---------- Given data ----------
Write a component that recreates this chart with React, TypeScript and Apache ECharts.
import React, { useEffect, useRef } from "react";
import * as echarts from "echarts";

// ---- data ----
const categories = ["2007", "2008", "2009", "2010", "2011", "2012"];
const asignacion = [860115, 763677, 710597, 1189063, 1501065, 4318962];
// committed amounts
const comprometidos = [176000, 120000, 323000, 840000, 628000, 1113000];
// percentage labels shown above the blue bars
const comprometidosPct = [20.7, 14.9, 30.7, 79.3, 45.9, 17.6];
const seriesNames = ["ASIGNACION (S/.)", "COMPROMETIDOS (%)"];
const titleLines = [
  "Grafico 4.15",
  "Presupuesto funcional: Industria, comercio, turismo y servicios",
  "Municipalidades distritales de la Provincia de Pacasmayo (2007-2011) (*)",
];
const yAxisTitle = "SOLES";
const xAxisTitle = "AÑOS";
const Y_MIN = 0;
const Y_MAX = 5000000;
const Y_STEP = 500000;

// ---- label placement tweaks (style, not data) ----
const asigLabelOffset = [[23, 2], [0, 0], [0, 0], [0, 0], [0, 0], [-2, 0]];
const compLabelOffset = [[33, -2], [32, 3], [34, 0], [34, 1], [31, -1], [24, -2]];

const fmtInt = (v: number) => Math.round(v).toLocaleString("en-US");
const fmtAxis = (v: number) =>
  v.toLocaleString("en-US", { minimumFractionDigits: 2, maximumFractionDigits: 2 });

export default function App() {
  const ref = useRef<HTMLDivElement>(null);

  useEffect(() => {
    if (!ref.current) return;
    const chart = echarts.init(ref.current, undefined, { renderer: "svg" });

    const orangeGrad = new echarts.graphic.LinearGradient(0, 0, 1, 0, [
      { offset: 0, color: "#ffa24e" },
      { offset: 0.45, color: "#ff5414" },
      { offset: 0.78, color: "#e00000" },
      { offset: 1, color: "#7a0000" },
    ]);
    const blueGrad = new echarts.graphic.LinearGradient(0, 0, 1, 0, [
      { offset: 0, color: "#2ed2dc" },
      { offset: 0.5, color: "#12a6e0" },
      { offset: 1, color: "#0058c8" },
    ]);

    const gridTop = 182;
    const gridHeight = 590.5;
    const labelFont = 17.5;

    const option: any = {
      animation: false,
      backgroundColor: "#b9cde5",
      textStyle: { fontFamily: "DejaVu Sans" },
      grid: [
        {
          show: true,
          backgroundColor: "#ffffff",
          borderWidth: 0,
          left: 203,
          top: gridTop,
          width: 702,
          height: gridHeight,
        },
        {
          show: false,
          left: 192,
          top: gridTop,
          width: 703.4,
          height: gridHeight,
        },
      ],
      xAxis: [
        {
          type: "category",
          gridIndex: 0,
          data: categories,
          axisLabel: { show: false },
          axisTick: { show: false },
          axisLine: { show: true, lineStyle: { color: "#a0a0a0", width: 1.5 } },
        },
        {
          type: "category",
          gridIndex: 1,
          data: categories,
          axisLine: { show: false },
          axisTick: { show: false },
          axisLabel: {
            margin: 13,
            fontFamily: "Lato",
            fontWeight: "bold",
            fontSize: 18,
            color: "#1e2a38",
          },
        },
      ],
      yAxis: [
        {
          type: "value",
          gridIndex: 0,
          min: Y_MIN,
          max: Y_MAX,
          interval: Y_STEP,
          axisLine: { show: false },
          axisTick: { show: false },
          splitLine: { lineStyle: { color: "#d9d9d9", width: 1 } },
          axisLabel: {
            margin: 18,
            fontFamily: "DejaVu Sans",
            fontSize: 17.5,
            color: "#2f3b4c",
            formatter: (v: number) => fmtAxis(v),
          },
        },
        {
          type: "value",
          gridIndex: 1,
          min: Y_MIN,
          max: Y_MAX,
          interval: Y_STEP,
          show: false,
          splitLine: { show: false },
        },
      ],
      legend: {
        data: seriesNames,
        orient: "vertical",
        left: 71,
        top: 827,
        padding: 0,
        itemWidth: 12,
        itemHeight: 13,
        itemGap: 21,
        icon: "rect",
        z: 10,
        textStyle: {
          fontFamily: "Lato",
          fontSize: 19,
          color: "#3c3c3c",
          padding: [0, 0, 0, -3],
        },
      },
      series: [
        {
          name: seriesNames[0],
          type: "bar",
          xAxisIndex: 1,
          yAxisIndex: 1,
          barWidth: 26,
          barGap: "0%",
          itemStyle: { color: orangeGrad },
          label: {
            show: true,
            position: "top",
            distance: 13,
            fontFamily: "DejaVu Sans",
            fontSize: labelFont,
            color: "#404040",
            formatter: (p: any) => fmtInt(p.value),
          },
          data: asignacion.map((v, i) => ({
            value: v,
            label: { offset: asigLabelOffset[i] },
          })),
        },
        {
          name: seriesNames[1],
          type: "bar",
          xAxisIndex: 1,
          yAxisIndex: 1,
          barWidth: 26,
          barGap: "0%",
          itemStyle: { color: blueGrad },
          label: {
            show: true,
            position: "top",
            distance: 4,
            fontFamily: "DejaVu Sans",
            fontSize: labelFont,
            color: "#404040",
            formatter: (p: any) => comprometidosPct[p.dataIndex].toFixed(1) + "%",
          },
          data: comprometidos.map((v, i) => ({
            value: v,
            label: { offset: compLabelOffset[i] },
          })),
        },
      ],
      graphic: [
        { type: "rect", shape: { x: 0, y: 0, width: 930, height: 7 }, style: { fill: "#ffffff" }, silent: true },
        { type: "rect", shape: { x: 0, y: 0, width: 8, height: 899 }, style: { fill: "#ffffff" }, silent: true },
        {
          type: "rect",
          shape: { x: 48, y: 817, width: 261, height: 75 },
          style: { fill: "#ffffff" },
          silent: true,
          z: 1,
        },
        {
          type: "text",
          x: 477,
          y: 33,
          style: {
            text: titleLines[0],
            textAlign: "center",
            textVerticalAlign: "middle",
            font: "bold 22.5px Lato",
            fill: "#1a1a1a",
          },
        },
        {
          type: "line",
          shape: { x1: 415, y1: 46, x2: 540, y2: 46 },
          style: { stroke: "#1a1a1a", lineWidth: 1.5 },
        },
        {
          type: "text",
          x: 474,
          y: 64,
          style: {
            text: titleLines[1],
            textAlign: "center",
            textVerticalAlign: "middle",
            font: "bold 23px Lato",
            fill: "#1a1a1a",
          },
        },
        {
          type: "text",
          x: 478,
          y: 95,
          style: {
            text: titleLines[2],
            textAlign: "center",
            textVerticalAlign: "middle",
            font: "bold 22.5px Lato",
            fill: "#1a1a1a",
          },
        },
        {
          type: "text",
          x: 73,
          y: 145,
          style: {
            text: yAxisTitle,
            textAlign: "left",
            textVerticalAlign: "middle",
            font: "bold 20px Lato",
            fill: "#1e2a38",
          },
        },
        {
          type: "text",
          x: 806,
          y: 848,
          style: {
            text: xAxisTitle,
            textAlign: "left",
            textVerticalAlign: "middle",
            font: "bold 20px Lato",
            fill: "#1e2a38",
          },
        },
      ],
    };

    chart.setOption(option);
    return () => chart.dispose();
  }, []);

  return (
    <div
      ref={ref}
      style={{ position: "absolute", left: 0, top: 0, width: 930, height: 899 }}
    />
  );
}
----------
* Your goal
Return only the lines spanning from the first line of the material through the line with "import * as", copied exactly, both ends kept.

* Correct answer
Write a component that recreates this chart with React, TypeScript and Apache ECharts.
import React, { useEffect, useRef } from "react";
import * as echarts from "echarts";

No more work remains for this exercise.